Él toma el balón, y con unos cuantos malabares, abre a los napolitanos las puertas del cielo. Muy rápidamente, Maradona tomó una dimensión mística. A sus 16 años, la gente se agolpaba a la salida del vestuario para tratar de tocarle la cabeza.
No entra en el juego de nadie: en el partido de despedida de Platiní, juega con una camiseta en la que se leía “No a las drogas”, mientras que Pelé no consiente en aparecer en pantalón corto para no dar una mala imagen. “Mi madre dice que soy el mejor jugador del mundo, pero seguro que la madre de Pelé dice que es él”. Palabras de Maradona.
El futbolista sabe que se ha encasillado en el papel de malo, y lo acepta con cierto regocijo, incluso sin ser apartado puede ser una carga. “Estoy de parte de los jugadores, mientras que Pelé y Platiní siempre lo han estado del de los directivos”, nos confía el rebelde.
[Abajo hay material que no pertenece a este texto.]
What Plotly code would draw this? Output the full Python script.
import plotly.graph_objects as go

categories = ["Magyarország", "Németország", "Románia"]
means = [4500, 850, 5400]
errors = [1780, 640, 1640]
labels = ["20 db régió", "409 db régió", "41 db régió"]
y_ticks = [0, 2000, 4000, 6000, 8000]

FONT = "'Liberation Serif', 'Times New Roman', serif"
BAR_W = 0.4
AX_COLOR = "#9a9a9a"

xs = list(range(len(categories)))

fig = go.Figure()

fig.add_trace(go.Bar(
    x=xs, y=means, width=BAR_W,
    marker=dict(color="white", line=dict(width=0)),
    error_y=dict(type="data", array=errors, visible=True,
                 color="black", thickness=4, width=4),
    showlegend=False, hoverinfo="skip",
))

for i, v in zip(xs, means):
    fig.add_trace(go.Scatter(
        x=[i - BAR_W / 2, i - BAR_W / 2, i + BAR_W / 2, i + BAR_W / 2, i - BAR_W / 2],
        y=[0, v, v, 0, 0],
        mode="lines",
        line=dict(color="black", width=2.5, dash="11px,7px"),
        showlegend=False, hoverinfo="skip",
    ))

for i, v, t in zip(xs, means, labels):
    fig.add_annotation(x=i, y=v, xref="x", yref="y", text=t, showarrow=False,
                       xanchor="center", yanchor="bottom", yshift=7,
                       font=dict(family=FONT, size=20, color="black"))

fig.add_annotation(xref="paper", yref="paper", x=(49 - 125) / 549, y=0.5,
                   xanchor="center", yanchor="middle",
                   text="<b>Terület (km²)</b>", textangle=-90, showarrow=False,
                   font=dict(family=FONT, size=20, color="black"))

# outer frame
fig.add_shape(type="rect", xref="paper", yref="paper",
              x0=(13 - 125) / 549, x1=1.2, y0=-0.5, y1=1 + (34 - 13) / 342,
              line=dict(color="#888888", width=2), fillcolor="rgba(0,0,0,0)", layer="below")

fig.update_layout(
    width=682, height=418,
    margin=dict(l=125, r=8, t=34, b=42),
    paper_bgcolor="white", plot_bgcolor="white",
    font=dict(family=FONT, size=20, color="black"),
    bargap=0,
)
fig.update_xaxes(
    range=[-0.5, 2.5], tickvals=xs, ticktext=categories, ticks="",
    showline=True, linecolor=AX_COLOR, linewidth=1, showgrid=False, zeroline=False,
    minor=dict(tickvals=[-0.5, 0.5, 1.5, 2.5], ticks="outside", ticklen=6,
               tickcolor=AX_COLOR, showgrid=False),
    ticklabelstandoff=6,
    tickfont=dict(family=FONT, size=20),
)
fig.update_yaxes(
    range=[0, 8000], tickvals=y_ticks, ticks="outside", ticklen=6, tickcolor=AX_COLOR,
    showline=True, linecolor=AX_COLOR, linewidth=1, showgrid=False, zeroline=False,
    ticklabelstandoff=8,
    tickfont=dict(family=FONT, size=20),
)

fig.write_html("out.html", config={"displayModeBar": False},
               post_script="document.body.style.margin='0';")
Tras su astuto primer tanto contra Inglaterra, hace mención de la “Mano de Dios”, gesto realizado en nombre del interés último de la nación. “Maradona ha pecado por nosotros, ¡Pero hay tanta gente buena que no hace nada!”, señaló un sacerdote. En el mismo encuentro, con la guerra de las Malvinas de fondo, marca un gol irreal, regateando a todo el equipo inglés.
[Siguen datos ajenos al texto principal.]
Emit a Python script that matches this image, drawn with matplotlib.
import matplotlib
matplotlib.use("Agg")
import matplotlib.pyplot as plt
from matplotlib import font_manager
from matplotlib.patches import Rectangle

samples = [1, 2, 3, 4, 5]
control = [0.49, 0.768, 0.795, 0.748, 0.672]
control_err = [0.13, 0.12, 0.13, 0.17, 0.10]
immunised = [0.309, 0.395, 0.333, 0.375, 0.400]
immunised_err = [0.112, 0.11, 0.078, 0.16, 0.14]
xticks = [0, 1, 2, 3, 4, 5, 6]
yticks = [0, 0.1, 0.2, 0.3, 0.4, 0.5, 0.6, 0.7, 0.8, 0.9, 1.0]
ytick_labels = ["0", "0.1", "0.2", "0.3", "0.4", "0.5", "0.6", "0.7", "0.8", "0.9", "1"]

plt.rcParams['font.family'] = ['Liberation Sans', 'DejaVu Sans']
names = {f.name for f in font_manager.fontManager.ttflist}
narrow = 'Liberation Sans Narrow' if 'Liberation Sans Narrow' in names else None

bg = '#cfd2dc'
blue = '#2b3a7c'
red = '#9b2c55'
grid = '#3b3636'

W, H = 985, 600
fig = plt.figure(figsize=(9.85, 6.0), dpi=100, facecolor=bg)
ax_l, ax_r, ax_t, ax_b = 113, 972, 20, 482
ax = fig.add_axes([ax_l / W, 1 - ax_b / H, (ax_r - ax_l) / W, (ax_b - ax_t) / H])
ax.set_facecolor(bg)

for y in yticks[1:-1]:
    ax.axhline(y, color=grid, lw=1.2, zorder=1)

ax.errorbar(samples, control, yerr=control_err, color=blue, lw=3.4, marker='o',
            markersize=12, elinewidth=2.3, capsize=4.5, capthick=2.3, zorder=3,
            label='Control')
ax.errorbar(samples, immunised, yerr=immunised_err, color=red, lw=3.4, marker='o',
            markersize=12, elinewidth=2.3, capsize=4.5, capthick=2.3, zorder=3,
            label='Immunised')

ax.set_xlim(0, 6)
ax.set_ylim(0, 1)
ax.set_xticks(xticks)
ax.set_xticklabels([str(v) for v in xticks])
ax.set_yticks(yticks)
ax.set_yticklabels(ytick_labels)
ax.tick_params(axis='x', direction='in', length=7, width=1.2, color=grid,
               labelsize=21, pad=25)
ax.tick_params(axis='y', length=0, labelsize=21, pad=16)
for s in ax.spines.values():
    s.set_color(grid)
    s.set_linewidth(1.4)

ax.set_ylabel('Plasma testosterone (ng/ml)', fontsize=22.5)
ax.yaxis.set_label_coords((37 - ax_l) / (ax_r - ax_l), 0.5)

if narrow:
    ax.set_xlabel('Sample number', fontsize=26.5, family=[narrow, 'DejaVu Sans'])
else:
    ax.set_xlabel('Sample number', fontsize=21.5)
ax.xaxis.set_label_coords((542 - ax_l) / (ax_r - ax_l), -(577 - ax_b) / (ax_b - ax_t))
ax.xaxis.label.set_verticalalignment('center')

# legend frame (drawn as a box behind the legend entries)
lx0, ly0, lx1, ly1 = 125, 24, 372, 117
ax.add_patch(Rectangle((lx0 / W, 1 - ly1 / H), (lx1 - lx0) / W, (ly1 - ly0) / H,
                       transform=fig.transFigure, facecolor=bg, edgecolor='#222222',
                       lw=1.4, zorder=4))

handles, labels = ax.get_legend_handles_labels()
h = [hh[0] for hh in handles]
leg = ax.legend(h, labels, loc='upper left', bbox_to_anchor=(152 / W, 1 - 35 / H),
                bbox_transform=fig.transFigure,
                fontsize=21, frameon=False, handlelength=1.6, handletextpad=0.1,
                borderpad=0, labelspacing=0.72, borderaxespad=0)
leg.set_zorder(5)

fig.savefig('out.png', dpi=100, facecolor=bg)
El 22 de junio de 1986, el ‘cantante de México’ coló un gesto prohibido. Nadie vio nada en unos cuartos de final de un Mundial que se retransmitió en todo el planeta. Este truco de magia no tiene ni un punto de comparación con copiar en un examen o con saltarse un semáforo en rojo. Se trata de una astucia en toda regla. Con Maradona, siempre pasaba algo. En la Copa del Mundo de 1990, eliminó a Italia en semifinales, en Nápoles. El estadio italiano no se rinde a la ‘Squadra Azzura’. Durante la final, en Roma, paga cara la humillación. El norte no aceptó que el sur de Maradona dominase el ‘calcio’. Históricamente, Roma siempre ha empobrecido a Nápoles con el fin de robarle el puesto capitalino.
En 1994, en Estados Unidos, la FIFA acusa al campeón de dopaje, por un ridículo asunto con inofensivos antigripales. Los regentes del fútbol querían la piel del hombre al que no habían podido domar. El cineasta Emir Kusturica explica el carisma de Maradona porque “su cuerpo segrega una sustancia química especial”. Y por ridículo que nos parezca, no lo ponemos en tela de juicio cuando es Philippe Sollers quien habla de la “presencia imantada” de André Breton. Puede que el futbolista sea un auténtico surrealista, dado que crea sin el control de la razón, dando vía libre a la inspiración.
Sus travesuras y su virtuosismo le han convertido en una persona próxima a todos, ya seamos argentinos, chinos o franceses. Rodeado de buitres, Maradona representa la alegría de vivir. Como pudo, se sobrepuso al hecho de que jamás volvería a jugar al fútbol, su razón de ser.
Maradona no pensaba en qué podía sacarle a su equipo, sino que daba todo lo que podía para beneficiarlo al máximo. Para soportar la vida, necesitaba jugar. Hoy día, sólo corre tras el balón en el corazón del público. En Nápoles, su efigie florece en innumerables y ruinosos muros olvidados por las autoridades. A menudo, los tentáculos de la Camorra se niegan a recoger las papeleras tras las que aparecen las diferentes versiones de la cara de Maradona, que son como murales.
Estos dibujos nos recuerdan a los retratos de Rimbaud, elaborados en frágil papel, que Ernest Pignon-Ernest pegaba en la calle. El artista desea que su homenaje al poeta se funda en las entrañas de la ciudad. Del mismo modo, Maradona pertenece con tal intensidad a los aficionados, que estos han creado una iglesia con su héroe como dios. Como los grandes personajes del teatro, Maradona es un residuo de lo divino.